Szanse na mundial: bliskie 0%
Przemysław Płacheta
Dość podobny przypadek do Konrada Michalaka. Na pozycji skrzydłowego przed Płachetą jest trochę zawodników do gry. Niemniej jednak, Zawodnik Norwich odchodził z Ekstraklasy z łatką większego talentu niż Michalak, jednak w ekipie Kanarków nie zdołał się przebić do składu ani w Championship, ani w Premier League. W minionym sezonie miał krótki okres, w którym znajdował się w wyjściowej jedenastce, ale była to raczej gra klubu obliczona na podbicie wartości skrzydłowego. Kluczowym czynnikiem w walce o powołanie na mundial jest regularna gra, a w Norwich (nawet po spadku) będzie mu o to dość ciężko.
Szanse na mundial: bardzo niskie
Sebastian Walukiewicz
Przypadek Sebastiana Walukiewicza nie jest jednoznaczny. 22-latek razem po meczu z Walią razem z Jakubem Kiwiorą wyjechał ze zgrupowania, aby wesprzeć reprezentację młodzieżową w starciu z Niemcami. Jego kolega wrócił do pierwszej kadry, a on nie. Gdyby Walukiewicz został wówczas istniałaby duża szansa, że zagrałby w ostatnim meczu z Belgią pod nieobecność kontuzjowanego Jana Bednarka (ostatecznie zagrał Wieteska). O sytuacji na środku obrony już pisałem przy okazji Marcina Kamińskiego, więc nie chcę teraz powtarzać tego samego. Piłkarza Cagliari może uratować tylko regularna gra. Myślę, że kluczowy będzie tutaj okres przygotowawczy.
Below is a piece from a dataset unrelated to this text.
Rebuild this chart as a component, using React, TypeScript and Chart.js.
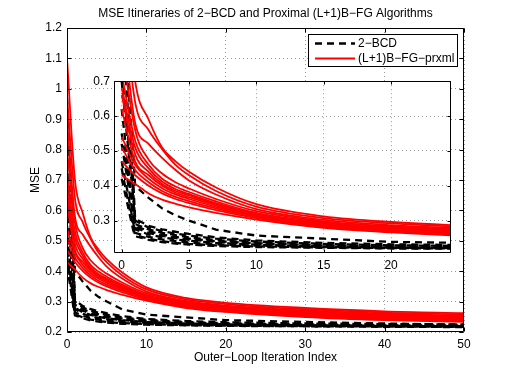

W minionym sezonie Walukiewicz długo leczył kontuzję, a potem grał bardzo rzadko, ponieważ zespół walczył o utrzymanie, czyli był w najgorszej sytuacji do wprowadzania do składu młodego środkowego obrońcy. Cagliari ostatecznie spadło, więc w Serie B 22-latek powinien mieć łatwiejszą drogę do podstawowego składu.